Copy out the entries in full and with complete accuracy; pictures are excluded.
┄┄┄┄┄┄
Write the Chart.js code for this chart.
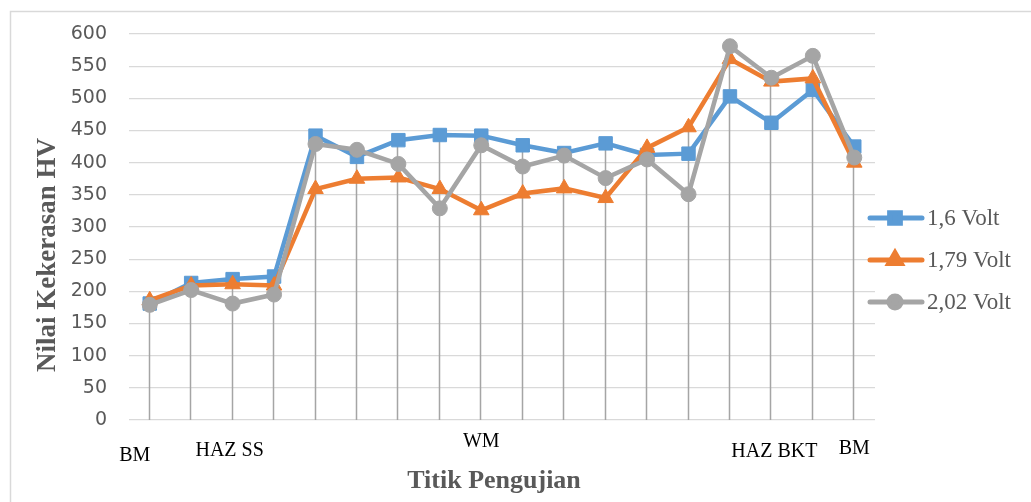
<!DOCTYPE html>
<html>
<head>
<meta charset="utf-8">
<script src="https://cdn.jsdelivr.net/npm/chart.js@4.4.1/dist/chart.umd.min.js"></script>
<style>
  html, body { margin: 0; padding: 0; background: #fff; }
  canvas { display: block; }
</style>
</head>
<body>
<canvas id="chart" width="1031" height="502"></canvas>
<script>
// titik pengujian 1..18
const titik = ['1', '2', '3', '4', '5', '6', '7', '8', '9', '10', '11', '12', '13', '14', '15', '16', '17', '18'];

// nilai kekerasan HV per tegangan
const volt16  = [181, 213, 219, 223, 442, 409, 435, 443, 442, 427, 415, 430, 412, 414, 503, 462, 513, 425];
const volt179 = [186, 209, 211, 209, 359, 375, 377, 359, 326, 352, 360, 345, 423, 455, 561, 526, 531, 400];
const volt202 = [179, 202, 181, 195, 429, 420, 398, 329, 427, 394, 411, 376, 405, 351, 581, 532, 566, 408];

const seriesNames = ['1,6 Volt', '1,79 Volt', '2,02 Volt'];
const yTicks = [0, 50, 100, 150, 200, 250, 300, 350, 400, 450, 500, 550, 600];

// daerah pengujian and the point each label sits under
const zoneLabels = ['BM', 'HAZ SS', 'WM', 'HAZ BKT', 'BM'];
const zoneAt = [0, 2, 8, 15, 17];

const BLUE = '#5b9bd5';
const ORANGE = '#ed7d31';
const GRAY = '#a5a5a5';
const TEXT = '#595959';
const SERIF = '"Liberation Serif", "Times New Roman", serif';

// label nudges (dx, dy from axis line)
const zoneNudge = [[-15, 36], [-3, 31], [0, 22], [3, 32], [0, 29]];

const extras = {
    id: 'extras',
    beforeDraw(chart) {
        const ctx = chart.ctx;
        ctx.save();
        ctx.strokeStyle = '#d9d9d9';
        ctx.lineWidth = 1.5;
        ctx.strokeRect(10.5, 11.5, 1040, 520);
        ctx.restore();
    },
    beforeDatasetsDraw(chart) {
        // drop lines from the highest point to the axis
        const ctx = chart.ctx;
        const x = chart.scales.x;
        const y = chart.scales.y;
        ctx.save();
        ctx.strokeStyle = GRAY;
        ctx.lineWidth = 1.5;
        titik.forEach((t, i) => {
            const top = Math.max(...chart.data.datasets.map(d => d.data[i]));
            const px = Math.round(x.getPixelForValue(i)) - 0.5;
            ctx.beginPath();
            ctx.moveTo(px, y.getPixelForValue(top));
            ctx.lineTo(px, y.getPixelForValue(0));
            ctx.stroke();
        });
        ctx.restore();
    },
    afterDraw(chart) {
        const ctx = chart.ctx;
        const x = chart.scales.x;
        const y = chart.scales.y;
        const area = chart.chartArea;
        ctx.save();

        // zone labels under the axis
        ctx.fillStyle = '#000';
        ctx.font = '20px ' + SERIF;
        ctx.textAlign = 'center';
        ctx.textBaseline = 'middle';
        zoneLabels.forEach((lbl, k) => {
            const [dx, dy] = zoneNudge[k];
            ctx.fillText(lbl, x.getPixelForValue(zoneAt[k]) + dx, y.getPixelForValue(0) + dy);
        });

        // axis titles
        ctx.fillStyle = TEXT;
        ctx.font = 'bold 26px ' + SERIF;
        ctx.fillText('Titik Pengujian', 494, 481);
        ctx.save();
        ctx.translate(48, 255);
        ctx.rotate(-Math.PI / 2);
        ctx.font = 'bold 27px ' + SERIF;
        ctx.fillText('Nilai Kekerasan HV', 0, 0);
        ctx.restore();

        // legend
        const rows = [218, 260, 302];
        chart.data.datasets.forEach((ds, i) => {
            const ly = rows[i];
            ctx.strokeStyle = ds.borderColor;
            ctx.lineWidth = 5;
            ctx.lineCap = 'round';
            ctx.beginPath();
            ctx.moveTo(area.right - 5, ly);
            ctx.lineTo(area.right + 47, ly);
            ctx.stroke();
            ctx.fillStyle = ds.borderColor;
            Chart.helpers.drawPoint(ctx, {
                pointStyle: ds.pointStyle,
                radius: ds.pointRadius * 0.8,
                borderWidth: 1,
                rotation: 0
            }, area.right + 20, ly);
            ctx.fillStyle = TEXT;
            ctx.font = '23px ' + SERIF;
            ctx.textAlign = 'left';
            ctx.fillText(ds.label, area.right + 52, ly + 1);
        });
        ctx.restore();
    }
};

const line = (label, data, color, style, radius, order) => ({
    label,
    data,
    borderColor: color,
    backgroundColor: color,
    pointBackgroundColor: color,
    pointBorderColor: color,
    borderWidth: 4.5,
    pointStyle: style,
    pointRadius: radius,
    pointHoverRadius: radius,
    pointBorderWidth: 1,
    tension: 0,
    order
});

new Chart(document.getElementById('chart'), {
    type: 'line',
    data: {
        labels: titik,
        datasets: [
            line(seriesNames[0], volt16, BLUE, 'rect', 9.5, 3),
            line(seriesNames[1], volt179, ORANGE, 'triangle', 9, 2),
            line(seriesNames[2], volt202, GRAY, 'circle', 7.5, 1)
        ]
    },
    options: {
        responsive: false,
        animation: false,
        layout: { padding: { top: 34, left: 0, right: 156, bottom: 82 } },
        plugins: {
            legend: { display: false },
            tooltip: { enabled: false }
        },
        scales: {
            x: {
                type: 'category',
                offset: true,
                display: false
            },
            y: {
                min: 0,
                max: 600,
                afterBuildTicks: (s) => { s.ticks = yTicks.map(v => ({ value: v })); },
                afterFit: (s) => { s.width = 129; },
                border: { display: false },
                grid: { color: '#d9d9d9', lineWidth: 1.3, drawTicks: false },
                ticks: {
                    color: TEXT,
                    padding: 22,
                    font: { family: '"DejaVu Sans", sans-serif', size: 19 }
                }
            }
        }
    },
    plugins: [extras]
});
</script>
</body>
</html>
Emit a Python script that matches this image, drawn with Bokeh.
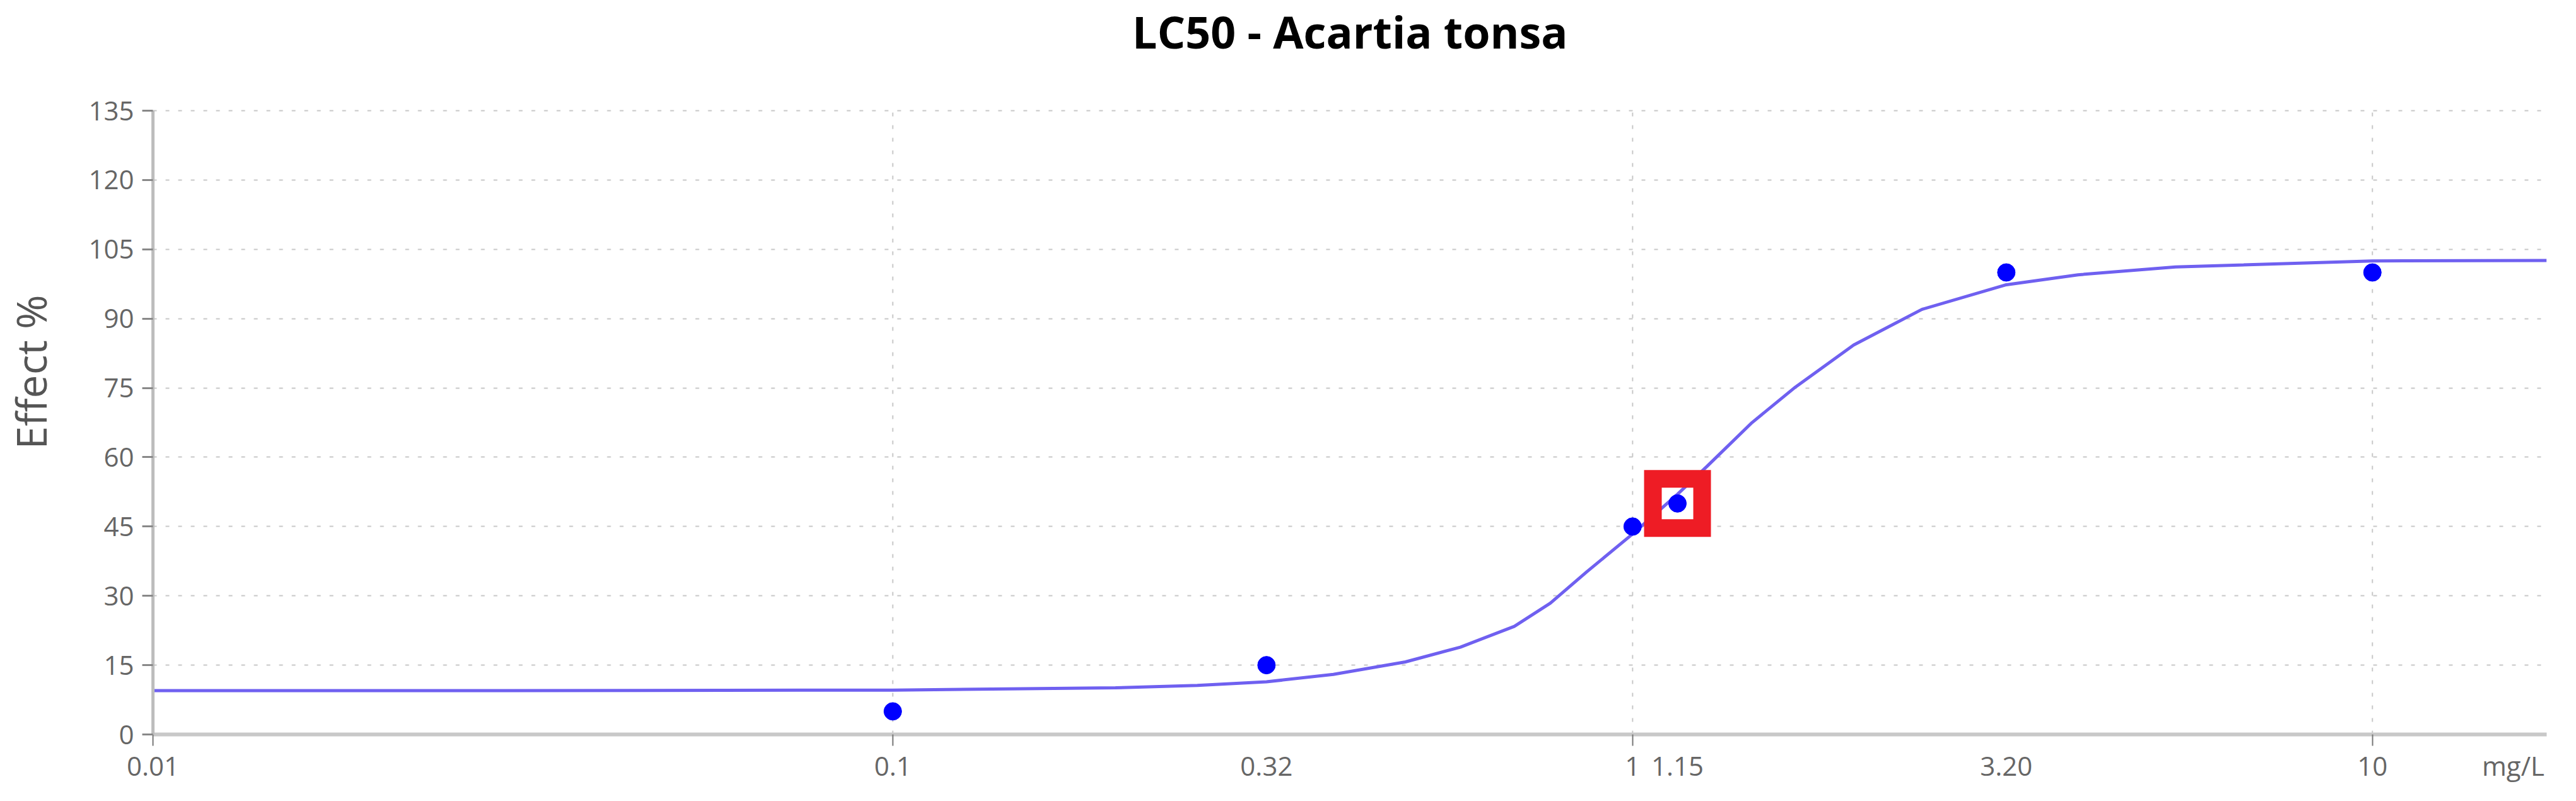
┄┄┄┄┄┄
> Correct answer:
Write the Chart.js code for this chart.
<!DOCTYPE html>
<html>
<head>
<meta charset="utf-8">
<script src="https://cdn.jsdelivr.net/npm/chart.js@4.4.1/dist/chart.umd.min.js"></script>
<style>
  html, body { margin: 0; padding: 0; background: #fff; }
  canvas { display: block; }
</style>
</head>
<body>
<canvas id="chart" width="1031" height="502"></canvas>
<script>
// titik pengujian 1..18
const titik = ['1', '2', '3', '4', '5', '6', '7', '8', '9', '10', '11', '12', '13', '14', '15', '16', '17', '18'];

// nilai kekerasan HV per tegangan
const volt16  = [181, 213, 219, 223, 442, 409, 435, 443, 442, 427, 415, 430, 412, 414, 503, 462, 513, 425];
const volt179 = [186, 209, 211, 209, 359, 375, 377, 359, 326, 352, 360, 345, 423, 455, 561, 526, 531, 400];
const volt202 = [179, 202, 181, 195, 429, 420, 398, 329, 427, 394, 411, 376, 405, 351, 581, 532, 566, 408];

const seriesNames = ['1,6 Volt', '1,79 Volt', '2,02 Volt'];
const yTicks = [0, 50, 100, 150, 200, 250, 300, 350, 400, 450, 500, 550, 600];

// daerah pengujian and the point each label sits under
const zoneLabels = ['BM', 'HAZ SS', 'WM', 'HAZ BKT', 'BM'];
const zoneAt = [0, 2, 8, 15, 17];

const BLUE = '#5b9bd5';
const ORANGE = '#ed7d31';
const GRAY = '#a5a5a5';
const TEXT = '#595959';
const SERIF = '"Liberation Serif", "Times New Roman", serif';

// label nudges (dx, dy from axis line)
const zoneNudge = [[-15, 36], [-3, 31], [0, 22], [3, 32], [0, 29]];

const extras = {
    id: 'extras',
    beforeDraw(chart) {
        const ctx = chart.ctx;
        ctx.save();
        ctx.strokeStyle = '#d9d9d9';
        ctx.lineWidth = 1.5;
        ctx.strokeRect(10.5, 11.5, 1040, 520);
        ctx.restore();
    },
    beforeDatasetsDraw(chart) {
        // drop lines from the highest point to the axis
        const ctx = chart.ctx;
        const x = chart.scales.x;
        const y = chart.scales.y;
        ctx.save();
        ctx.strokeStyle = GRAY;
        ctx.lineWidth = 1.5;
        titik.forEach((t, i) => {
            const top = Math.max(...chart.data.datasets.map(d => d.data[i]));
            const px = Math.round(x.getPixelForValue(i)) - 0.5;
            ctx.beginPath();
            ctx.moveTo(px, y.getPixelForValue(top));
            ctx.lineTo(px, y.getPixelForValue(0));
            ctx.stroke();
        });
        ctx.restore();
    },
    afterDraw(chart) {
        const ctx = chart.ctx;
        const x = chart.scales.x;
        const y = chart.scales.y;
        const area = chart.chartArea;
        ctx.save();

        // zone labels under the axis
        ctx.fillStyle = '#000';
        ctx.font = '20px ' + SERIF;
        ctx.textAlign = 'center';
        ctx.textBaseline = 'middle';
        zoneLabels.forEach((lbl, k) => {
            const [dx, dy] = zoneNudge[k];
            ctx.fillText(lbl, x.getPixelForValue(zoneAt[k]) + dx, y.getPixelForValue(0) + dy);
        });

        // axis titles
        ctx.fillStyle = TEXT;
        ctx.font = 'bold 26px ' + SERIF;
        ctx.fillText('Titik Pengujian', 494, 481);
        ctx.save();
        ctx.translate(48, 255);
        ctx.rotate(-Math.PI / 2);
        ctx.font = 'bold 27px ' + SERIF;
        ctx.fillText('Nilai Kekerasan HV', 0, 0);
        ctx.restore();

        // legend
        const rows = [218, 260, 302];
        chart.data.datasets.forEach((ds, i) => {
            const ly = rows[i];
            ctx.strokeStyle = ds.borderColor;
            ctx.lineWidth = 5;
            ctx.lineCap = 'round';
            ctx.beginPath();
            ctx.moveTo(area.right - 5, ly);
            ctx.lineTo(area.right + 47, ly);
            ctx.stroke();
            ctx.fillStyle = ds.borderColor;
            Chart.helpers.drawPoint(ctx, {
                pointStyle: ds.pointStyle,
                radius: ds.pointRadius * 0.8,
                borderWidth: 1,
                rotation: 0
            }, area.right + 20, ly);
            ctx.fillStyle = TEXT;
            ctx.font = '23px ' + SERIF;
            ctx.textAlign = 'left';
            ctx.fillText(ds.label, area.right + 52, ly + 1);
        });
        ctx.restore();
    }
};

const line = (label, data, color, style, radius, order) => ({
    label,
    data,
    borderColor: color,
    backgroundColor: color,
    pointBackgroundColor: color,
    pointBorderColor: color,
    borderWidth: 4.5,
    pointStyle: style,
    pointRadius: radius,
    pointHoverRadius: radius,
    pointBorderWidth: 1,
    tension: 0,
    order
});

new Chart(document.getElementById('chart'), {
    type: 'line',
    data: {
        labels: titik,
        datasets: [
            line(seriesNames[0], volt16, BLUE, 'rect', 9.5, 3),
            line(seriesNames[1], volt179, ORANGE, 'triangle', 9, 2),
            line(seriesNames[2], volt202, GRAY, 'circle', 7.5, 1)
        ]
    },
    options: {
        responsive: false,
        animation: false,
        layout: { padding: { top: 34, left: 0, right: 156, bottom: 82 } },
        plugins: {
            legend: { display: false },
            tooltip: { enabled: false }
        },
        scales: {
            x: {
                type: 'category',
                offset: true,
                display: false
            },
            y: {
                min: 0,
                max: 600,
                afterBuildTicks: (s) => { s.ticks = yTicks.map(v => ({ value: v })); },
                afterFit: (s) => { s.width = 129; },
                border: { display: false },
                grid: { color: '#d9d9d9', lineWidth: 1.3, drawTicks: false },
                ticks: {
                    color: TEXT,
                    padding: 22,
                    font: { family: '"DejaVu Sans", sans-serif', size: 19 }
                }
            }
        }
    },
    plugins: [extras]
});
</script>
</body>
</html>
Emit a Python script that matches this image, drawn with Bokeh.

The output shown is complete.